The String Sextet (two each of violins, violas and cellos) begins in impetuous fashion, a burst of energy that is sustained across the whole movement – quite striking – and with a lilt that seems moulded with spontaneity. The slow movement has a Schubertian feel – ‘Death and the Maiden’ comes to mind, fleetingly –, the following scherzo has bounce and attack, and the finale (the longest movement) is open-hearted and purposeful, Glass ensuring that the contrasted subjects are fully developed and that the movement is a proper culmination.

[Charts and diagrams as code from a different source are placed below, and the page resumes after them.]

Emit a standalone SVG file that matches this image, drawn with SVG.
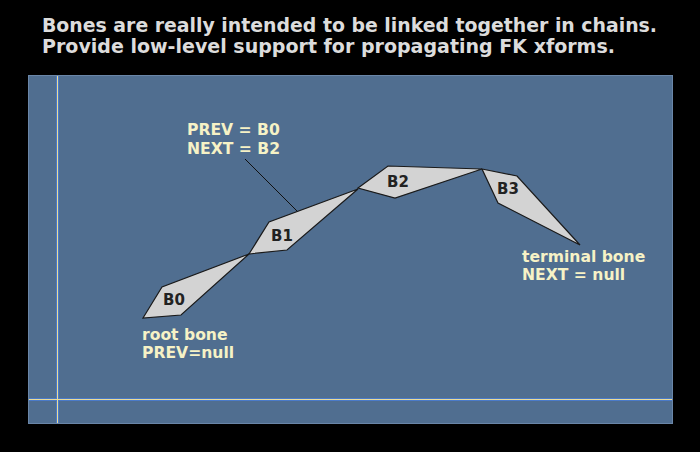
<svg xmlns="http://www.w3.org/2000/svg" width="700" height="452" viewBox="0 0 700 452">
<style>
.title{font-family:"DejaVu Sans Condensed","DejaVu Sans",sans-serif;font-weight:bold;font-size:19px;fill:#dcdcdc}
.bone{fill:#d3d3d3;stroke:#1a1a1a;stroke-width:1.2;stroke-linejoin:miter}
.bl{font-family:"DejaVu Sans",Verdana,sans-serif;font-weight:bold;font-size:15px;fill:#222}
.note{font-family:"DejaVu Sans",Verdana,sans-serif;font-weight:bold;font-size:15.6px;fill:#f6f2c6}
.gridb{stroke:#4a7ac8;stroke-width:3}
.gridy{stroke:#ecdc98;stroke-width:1}
</style>
<rect x="0" y="0" width="700" height="452" fill="#000"/>
<text class="title" x="42" y="32" textLength="615" lengthAdjust="spacingAndGlyphs">Bones are really intended to be linked together in chains.</text>
<text class="title" x="42" y="53" textLength="573" lengthAdjust="spacingAndGlyphs">Provide low-level support for propagating FK xforms.</text>
<rect x="28.5" y="75.5" width="644" height="348" fill="#506e90" stroke="#6a86a8" stroke-width="1"/>
<g id="grid">
<line class="gridb" x1="57.5" y1="76" x2="57.5" y2="423"/>
<line class="gridb" x1="29" y1="399.5" x2="672" y2="399.5"/>
<line class="gridy" x1="57.5" y1="76" x2="57.5" y2="423"/>
<line class="gridy" x1="29" y1="399.5" x2="672" y2="399.5"/>
</g>
<g id="connectors">
<line x1="245" y1="159" x2="300" y2="214" stroke="#111" stroke-width="1"/>
</g>
<g id="b0">
<polygon class="bone" points="143,318 162,287 249,254 181,315"/>
<text class="bl" x="163" y="305">B0</text>
</g>
<g id="b1">
<polygon class="bone" points="249,254 269,222 358,189 287,250"/>
<text class="bl" x="271" y="241">B1</text>
</g>
<g id="b2">
<polygon class="bone" points="358,188 388,166 482,169 395,198"/>
<text class="bl" x="387" y="187">B2</text>
</g>
<g id="b3">
<polygon class="bone" points="482,169 517,176 580,245 498,203"/>
<text class="bl" x="497" y="194">B3</text>
</g>
<g id="label-b1">
<text class="note" x="187" y="135">PREV = B0</text>
<text class="note" x="187" y="154">NEXT = B2</text>
</g>
<g id="label-root">
<text class="note" x="142" y="340">root bone</text>
<text class="note" x="142" y="358">PREV=null</text>
</g>
<g id="label-terminal">
<text class="note" x="522" y="262">terminal bone</text>
<text class="note" x="522" y="280">NEXT = null</text>
</g>
</svg>
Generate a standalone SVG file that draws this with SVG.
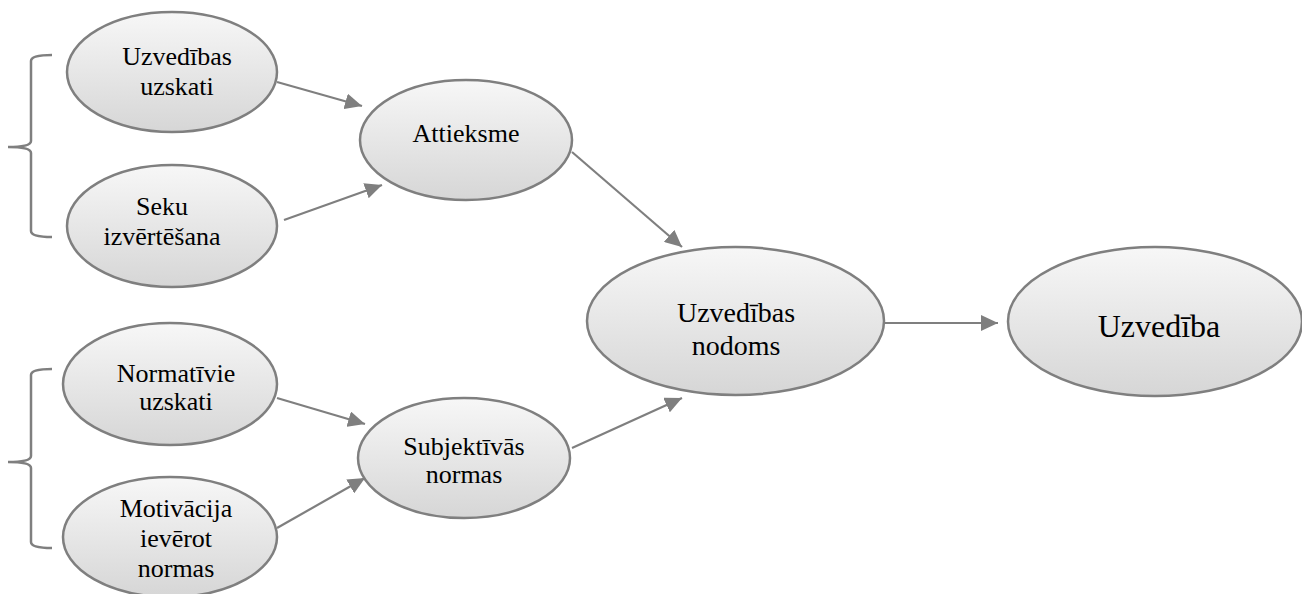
<svg xmlns="http://www.w3.org/2000/svg" width="1302" height="594" viewBox="0 0 1302 594">
<style>
.node ellipse{fill:url(#g);stroke:#7f7f7f;stroke-width:2.5}
.edge{stroke:#7f7f7f;stroke-width:2.2;fill:none;marker-end:url(#ah)}
.brace{stroke:#7f7f7f;stroke-width:2.5;fill:none}
</style>
<defs>
<linearGradient id="g" x1="0" y1="0" x2="0" y2="1">
<stop offset="0" stop-color="#f7f7f7"/>
<stop offset="1" stop-color="#d6d6d6"/>
</linearGradient>
<marker id="ah" markerUnits="userSpaceOnUse" markerWidth="18" markerHeight="16" viewBox="0 0 18 16" refX="17" refY="8" orient="auto">
<path d="M0,0 L17,8 L0,16 Z" fill="#7f7f7f"/>
</marker>
</defs>
<rect width="1302" height="594" fill="#fff"/>
<g id="braces">
<path class="brace" d="M52,55 Q31,55 31,61 V141 Q31,147 8,147 Q31,147 31,153 V231 Q31,237 52,237"/>
<path class="brace" d="M52,369 Q31,369 31,375 V456 Q31,462 8,462 Q31,462 31,468 V542 Q31,548 52,548"/>
</g>
<g id="connectors">
<line class="edge" x1="277" y1="82" x2="362" y2="106"/>
<line class="edge" x1="284" y1="220" x2="382" y2="185"/>
<line class="edge" x1="572" y1="152" x2="682" y2="247"/>
<line class="edge" x1="277" y1="398" x2="365" y2="424"/>
<line class="edge" x1="277" y1="528" x2="365" y2="478"/>
<line class="edge" x1="572" y1="448" x2="682" y2="398"/>
<line class="edge" x1="884" y1="323" x2="998" y2="323"/>
</g>
<g font-family="'Liberation Serif', 'Times New Roman', serif" font-size="26" fill="#000" text-anchor="middle">
<g id="n1" class="node">
<ellipse cx="172" cy="72" rx="105" ry="60"/>
<text x="177" y="65">Uzvedības</text>
<text x="177" y="95">uzskati</text>
</g>
<g id="n2" class="node">
<ellipse cx="172" cy="226" rx="105" ry="61"/>
<text x="162" y="215">Seku</text>
<text x="162" y="245">izvērtēšana</text>
</g>
<g id="n3" class="node">
<ellipse cx="170" cy="384" rx="107" ry="61"/>
<text x="176" y="382">Normatīvie</text>
<text x="176" y="410">uzskati</text>
</g>
<g id="n4" class="node">
<ellipse cx="170" cy="537" rx="107" ry="60"/>
<text x="176" y="517">Motivācija</text>
<text x="176" y="547">ievērot</text>
<text x="176" y="577">normas</text>
</g>
<g id="n5" class="node">
<ellipse cx="466" cy="140" rx="106" ry="60"/>
<text x="466" y="142">Attieksme</text>
</g>
<g id="n6" class="node">
<ellipse cx="464" cy="458" rx="106" ry="60"/>
<text x="464" y="455">Subjektīvās</text>
<text x="464" y="483">normas</text>
</g>
<g id="n7" class="node" font-size="28">
<ellipse cx="735.5" cy="321" rx="148.5" ry="74"/>
<text x="736" y="322">Uzvedības</text>
<text x="736" y="355">nodoms</text>
</g>
<g id="n8" class="node" font-size="32">
<ellipse cx="1155" cy="321.5" rx="147" ry="74.5"/>
<text x="1159" y="337">Uzvedība</text>
</g>
</g>
</svg>
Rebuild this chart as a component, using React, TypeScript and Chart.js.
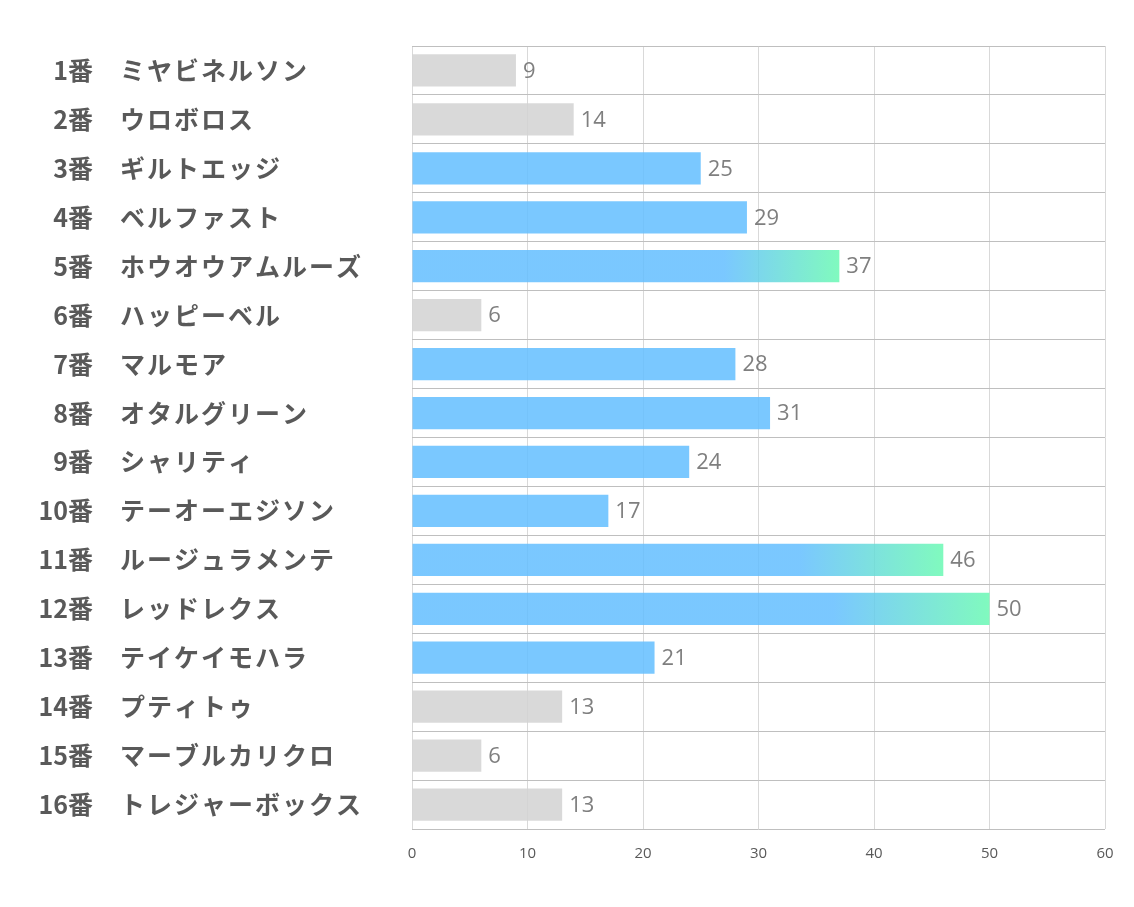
import React, { useEffect, useRef } from "react";
import { Chart, registerables } from "chart.js";

Chart.register(...registerables);

const numbers: string[] = ["1番","2番","3番","4番","5番","6番","7番","8番","9番","10番","11番","12番","13番","14番","15番","16番"];
const names: string[] = ["ミヤビネルソン","ウロボロス","ギルトエッジ","ベルファスト","ホウオウアムルーズ","ハッピーベル","マルモア","オタルグリーン","シャリティ","テーオーエジソン","ルージュラメンテ","レッドレクス","テイケイモハラ","プティトゥ","マーブルカリクロ","トレジャーボックス"];
const values: number[] = [9,14,25,29,37,6,28,31,24,17,46,50,21,13,6,13];
// bar kind: 0 = gray, 1 = blue, 2 = blue→green gradient
const kinds: number[] = [0,0,1,1,2,0,1,1,1,1,2,2,1,0,0,0];
const xTicks: number[] = [0,10,20,30,40,50,60];

const GRAY = "rgba(210,210,210,0.85)";
const BLUE = "rgba(99,190,255,0.85)";
const GREEN = "rgba(106,249,179,0.85)";

export default function App() {
  const ref = useRef<HTMLCanvasElement>(null);
  useEffect(() => {
    document.body.style.margin = "0";
    const labelPlugin = {
      id: "sideLabels",
      afterDraw(chart: any) {
        const ctx = chart.ctx;
        const y = chart.scales.y;
        const x = chart.scales.x;
        ctx.save();
        ctx.textBaseline = "middle";
        for (let i = 0; i < names.length; i++) {
          const py = y.getPixelForValue(i);
          ctx.fillStyle = "#595959";
          ctx.font = "bold 25px 'Noto Sans CJK JP'";
          ctx.letterSpacing = "0px";
          ctx.textAlign = "right";
          ctx.fillText(numbers[i], 93, py);
          ctx.textAlign = "left";
          ctx.letterSpacing = "2px";
          ctx.fillText(names[i], 120, py);
          ctx.letterSpacing = "0px";
          ctx.font = "22px 'Open Sans'";
          ctx.fillStyle = "#7f7f7f";
          ctx.fillText(String(values[i]), x.getPixelForValue(values[i]) + 7, py + 1);
        }
        ctx.restore();
      },
    };
    const chart = new Chart(ref.current!, {
      type: "bar",
      data: {
        labels: names,
        datasets: [
          {
            data: values,
            backgroundColor: (c: any) => {
              const i = c.dataIndex;
              const k = kinds[i];
              if (k === 0) return GRAY;
              if (k === 1) return BLUE;
              const chartObj = c.chart;
              const xs = chartObj.scales.x;
              if (!xs) return BLUE;
              const x0 = xs.getPixelForValue(0);
              const x1 = xs.getPixelForValue(values[i]);
              const g = chartObj.ctx.createLinearGradient(x0, 0, x1, 0);
              g.addColorStop(0, BLUE);
              g.addColorStop(0.73, BLUE);
              g.addColorStop(1, GREEN);
              return g;
            },
            borderWidth: 0,
            barPercentage: 0.66,
            categoryPercentage: 1,
          },
        ],
      },
      options: {
        indexAxis: "y",
        animation: false,
        responsive: false,
        maintainAspectRatio: false,
        layout: { padding: { left: 412, top: 46, right: 29, bottom: 28 } },
        plugins: { legend: { display: false }, tooltip: { enabled: false } },
        scales: {
          x: {
            min: 0,
            max: 60,
            afterBuildTicks: (s: any) => {
              s.ticks = xTicks.map((v) => ({ value: v }));
            },
            grid: { color: "#d9d9d9", drawTicks: false, lineWidth: 1 },
            border: { display: false },
            ticks: { color: "#595959", font: { family: "'Open Sans'", size: 15 }, padding: 16 },
          },
          y: {
            offset: true,
            afterFit: (s: any) => { s.width = 0; },
            grid: { color: "#bfbfbf", drawTicks: false, offset: true },
            border: { display: false },
            ticks: { display: false },
          },
        },
      },
      plugins: [labelPlugin],
    } as any);
    return () => chart.destroy();
  }, []);
  return (
    <div style={{ position: "absolute", left: 0, top: 0, width: 1134, height: 907 }}>
      <canvas ref={ref} width={1134} height={907} />
    </div>
  );
}
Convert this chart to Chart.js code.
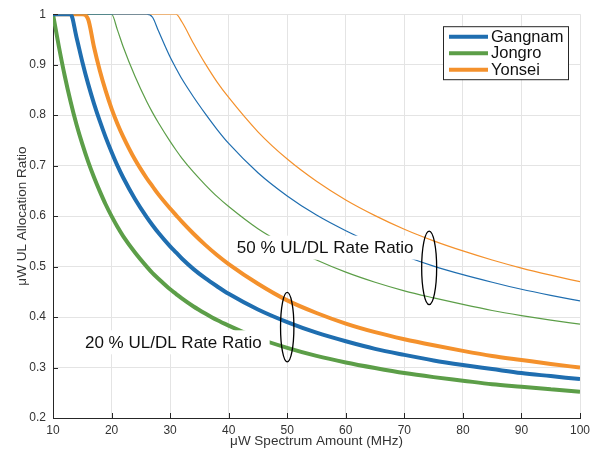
<!DOCTYPE html>
<html><head><meta charset="utf-8">
<script src="https://cdn.jsdelivr.net/npm/chart.js@4/dist/chart.umd.min.js"></script>
<style>html,body{margin:0;padding:0;background:#fff;}</style>
</head><body>
<canvas id="c" width="605" height="452"></canvas>
<script>
// ---- data ----
const xValues   = [10,11,12,13,14,15,16,17,18,19,20,21,22,24,26,27,28,30,31,32,34,36,38,40,45,50,55,60,65,70,75,80,85,90,95,100];
// 20 % UL/DL rate ratio (thick lines)
const gangnam20 = [1,1,1,1,0.955,0.906,0.862,0.823,0.788,0.756,0.727,0.700,0.676,0.634,0.598,0.582,0.567,0.540,0.528,0.516,0.495,0.477,0.461,0.446,0.415,0.390,0.369,0.352,0.337,0.325,0.314,0.305,0.297,0.289,0.283,0.277];
const jongro20  = [1,0.936,0.878,0.827,0.782,0.743,0.708,0.677,0.649,0.623,0.600,0.579,0.560,0.528,0.500,0.487,0.476,0.455,0.446,0.437,0.421,0.407,0.394,0.383,0.358,0.339,0.323,0.310,0.299,0.289,0.281,0.274,0.267,0.262,0.257,0.252];
const yonsei20  = [1,1,1,1,1,1,0.99,0.935,0.888,0.848,0.813,0.783,0.757,0.712,0.675,0.659,0.643,0.615,0.602,0.589,0.565,0.543,0.523,0.505,0.466,0.433,0.408,0.387,0.370,0.356,0.344,0.333,0.323,0.315,0.307,0.300];
// 50 % UL/DL rate ratio (thin lines)
const gangnam50 = [1,1,1,1,1,1,1,1,1,1,1,1,1,1,1,0.994,0.967,0.915,0.893,0.872,0.836,0.803,0.772,0.744,0.686,0.640,0.602,0.571,0.544,0.521,0.501,0.484,0.469,0.455,0.443,0.432];
const jongro50  = [1,1,1,1,1,1,1,1,1,1,1,0.969,0.935,0.877,0.827,0.805,0.785,0.748,0.731,0.715,0.687,0.662,0.639,0.619,0.575,0.541,0.513,0.489,0.469,0.452,0.438,0.425,0.413,0.403,0.394,0.386];
const yonsei50  = [1,1,1,1,1,1,1,1,1,1,1,1,1,1,1,1,1,1,1,0.985,0.942,0.902,0.866,0.835,0.767,0.713,0.669,0.632,0.601,0.574,0.551,0.531,0.513,0.497,0.483,0.470];
const seriesNames = ['Gangnam','Jongro','Yonsei'];
const xTicks = [10,20,30,40,50,60,70,80,90,100];
const xTickLabels = ['10','20','30','40','50','60','70','80','90','100'];
const yTicks = [0.2,0.3,0.4,0.5,0.6,0.7,0.8,0.9,1];
const yTickLabels = ['0.2','0.3','0.4','0.5','0.6','0.7','0.8','0.9','1'];
const annotationTexts = ['20 % UL/DL Rate Ratio','50 % UL/DL Rate Ratio'];

// ---- styling ----
const FONT = '"Liberation Sans", Arial, Helvetica, sans-serif';
const colors = {Gangnam:'#1f6eb0', Jongro:'#5c9e48', Yonsei:'#f4912c'};
const toPts = arr => arr.map((v,i)=>({x:xValues[i], y:v}));
function ds(name, arr, w){
  return {label:name, data:toPts(arr), borderColor:colors[name], backgroundColor:colors[name],
          borderWidth:w, pointRadius:0, fill:false, cubicInterpolationMode:'monotone'};
}
const datasets = [
  ds(seriesNames[0], gangnam20, 4), ds(seriesNames[1], jongro20, 4), ds(seriesNames[2], yonsei20, 4),
  ds(seriesNames[0], gangnam50, 1.2), ds(seriesNames[1], jongro50, 1.2), ds(seriesNames[2], yonsei50, 1.2)
];

// annotation placement (data coordinates)
const textNotes = [
  {text:annotationTexts[0], x:15.46, y:0.350, padL:3, padR:8},
  {text:annotationTexts[1], x:41.4,  y:0.5375, padL:4, padR:4}
];
const ellipses = [
  {x:50, y:0.380, rx:1.14, ry:0.0688},
  {x:74.24, y:0.4975, rx:1.28, ry:0.0729}
];

const overlay = {
  id:'overlay',
  afterDatasetsDraw(chart){
    const {ctx, chartArea:ca, scales:{x, y}} = chart;
    ctx.save();
    ctx.font = '17px ' + FONT;
    ctx.textBaseline = 'middle';
    textNotes.forEach(n=>{
      const px = x.getPixelForValue(n.x), py = y.getPixelForValue(n.y);
      const w = ctx.measureText(n.text).width;
      ctx.fillStyle = '#fff';
      ctx.fillRect(px-n.padL, py-12, w+n.padL+n.padR, 24);
      ctx.fillStyle = '#111';
      ctx.textAlign = 'left';
      ctx.fillText(n.text, px, py+1);
    });
    ctx.strokeStyle = '#000'; ctx.lineWidth = 1.3;
    ellipses.forEach(e=>{
      const cx = x.getPixelForValue(e.x), cy = y.getPixelForValue(e.y);
      const rx = Math.abs(x.getPixelForValue(e.x+e.rx)-cx), ry = Math.abs(y.getPixelForValue(e.y+e.ry)-cy);
      ctx.beginPath(); ctx.ellipse(cx, cy, rx, ry, 0, 0, Math.PI*2); ctx.stroke();
    });
    ctx.strokeStyle = '#262626'; ctx.lineWidth = 1;
    yTicks.forEach(v=>{ const py = Math.round(y.getPixelForValue(v))+0.5; ctx.beginPath(); ctx.moveTo(ca.left, py); ctx.lineTo(ca.left+5, py); ctx.stroke(); });
    xTicks.forEach(v=>{ const px = Math.round(x.getPixelForValue(v))+0.5; ctx.beginPath(); ctx.moveTo(px, ca.bottom); ctx.lineTo(px, ca.bottom-5); ctx.stroke(); });
    const lx = ca.right-137, ly = ca.top+12, lw = 125, lh = 53;
    ctx.fillStyle = '#fff'; ctx.fillRect(lx, ly, lw, lh);
    ctx.strokeStyle = '#262626'; ctx.lineWidth = 1; ctx.strokeRect(lx+0.5, ly+0.5, lw, lh);
    ctx.font = '16.5px ' + FONT; ctx.textAlign='left'; ctx.textBaseline='middle';
    seriesNames.forEach((name,i)=>{
      const yy = ly + 10.5 + i*16.5;
      ctx.strokeStyle = colors[name]; ctx.lineWidth = 4;
      ctx.beginPath(); ctx.moveTo(lx+6, yy); ctx.lineTo(lx+45, yy); ctx.stroke();
      ctx.fillStyle = '#111'; ctx.fillText(name, lx+48, yy+0.5);
    });
    ctx.restore();
  }
};

new Chart(document.getElementById('c'), {
  type:'line',
  data:{datasets},
  options:{
    responsive:false, animation:false, devicePixelRatio:1,
    layout:{autoPadding:false, padding:{top:3, right:25, left:0, bottom:0}},
    plugins:{legend:{display:false}, tooltip:{enabled:false}},
    scales:{
      x:{type:'linear', min:10, max:100,
        afterBuildTicks:s=>{ s.ticks = xTicks.map(v=>({value:v})); },
        afterFit:s=>{ s.height = 34; },
        grid:{color:'#e4e4e4', lineWidth:1, drawTicks:false},
        border:{color:'#262626', width:1},
        ticks:{padding:5, color:'#333', font:{family:FONT, size:12}, maxRotation:0, autoSkip:false,
               callback:(v,i)=>xTickLabels[i]},
        title:{display:true, text:'μW Spectrum Amount (MHz)', color:'#333', font:{family:FONT, size:13.5}, padding:{top:0, bottom:3}}
      },
      y:{type:'linear', min:0.2, max:1,
        afterBuildTicks:s=>{ s.ticks = yTicks.map(v=>({value:v})); },
        afterFit:s=>{ s.width = 53; },
        grid:{color:'#e4e4e4', lineWidth:1, drawTicks:false},
        border:{color:'#262626', width:1},
        ticks:{padding:7, color:'#333', font:{family:FONT, size:12}, autoSkip:false,
               callback:(v,i)=>yTickLabels[i]},
        title:{display:true, text:'μW UL Allocation Ratio', color:'#333', font:{family:FONT, size:13.5}, padding:{top:14, bottom:0}}
      }
    }
  },
  plugins:[overlay]
});
</script>
</body></html>
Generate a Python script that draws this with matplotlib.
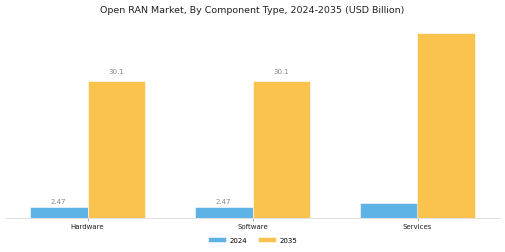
import matplotlib
matplotlib.use("Agg")
import matplotlib.pyplot as plt
import numpy as np

categories = ["Hardware", "Software", "Services"]
years = ["2024", "2035"]
values_2024 = [2.47, 2.47, 3.3]
values_2035 = [30.1, 30.1, 40.6]
labels_2024 = ["2.47", "2.47", None]
labels_2035 = ["30.1", "30.1", None]
colors = ["#5DB3E6", "#F9C34D"]

fig = plt.figure(figsize=(5.05, 2.53), dpi=100)
ax = fig.add_axes([5/505, 1 - 219/253, 495/505, (219 - 24.5)/253])

x = np.arange(len(categories))
w = 0.35
b1 = ax.bar(x - w/2, values_2024, w, color=colors[0], label=years[0], edgecolor="white", linewidth=0.4)
b2 = ax.bar(x + w/2, values_2035, w, color=colors[1], label=years[1], edgecolor="white", linewidth=0.4)

for rect, lab in zip(b1, labels_2024):
    if lab:
        ax.text(rect.get_x() + rect.get_width()/2, rect.get_height() + 0.6, lab,
                ha="center", va="bottom", fontsize=5, color="#888888")
for rect, lab in zip(b2, labels_2035):
    if lab:
        ax.text(rect.get_x() + rect.get_width()/2, rect.get_height() + 1.6, lab,
                ha="center", va="bottom", fontsize=5, color="#888888")

ax.set_xlim(-0.5, 2.5)
ax.set_ylim(0, 42.7)
ax.set_xticks(x)
ax.set_xticklabels(categories, fontsize=5, color="#222222")
ax.tick_params(axis="x", length=2, width=0.5, color="#888888", pad=1.5)
ax.set_yticks([])
for s in ["top", "right", "left"]:
    ax.spines[s].set_visible(False)
ax.spines["bottom"].set_color("#dddddd")
ax.spines["bottom"].set_linewidth(0.6)

fig.suptitle("Open RAN Market, By Component Type, 2024-2035 (USD Billion)",
             fontsize=6.8, y=0.975, color="#222222")
fig.legend(loc="center", bbox_to_anchor=(0.5, 1 - 241/253), ncol=2, frameon=False,
           fontsize=5, handlelength=2.6, handleheight=0.6, handletextpad=0.5,
           columnspacing=1.6)

fig.savefig("out.png", dpi=100)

The ambitious Piano Quintet (nearly 40 minutes) begins in regal fashion, a triumphant march, this opening movement rich in spaciously stated song-and dance ideas heroically sounded (piano and strings in accord). More winsome material appears later, and the Molto Adagio that follows initially explores darker territory before lighting and shading in Variation-form a Theme that seems to come from nowhere. Both the scherzo and finale are charming and folksy, enjoyably carefree, and deftly written; admirers of Saint-Saëns will be on home-ground.

The performances are technically excellent and well-balanced (both by Copenhagen Classic and guest pianist, Christina Bjørkøe, and in the production itself – the sound is full and vivid). The musicians’ own craft and their appreciation of Glass’s music is praiseworthy. A release well worth investigating.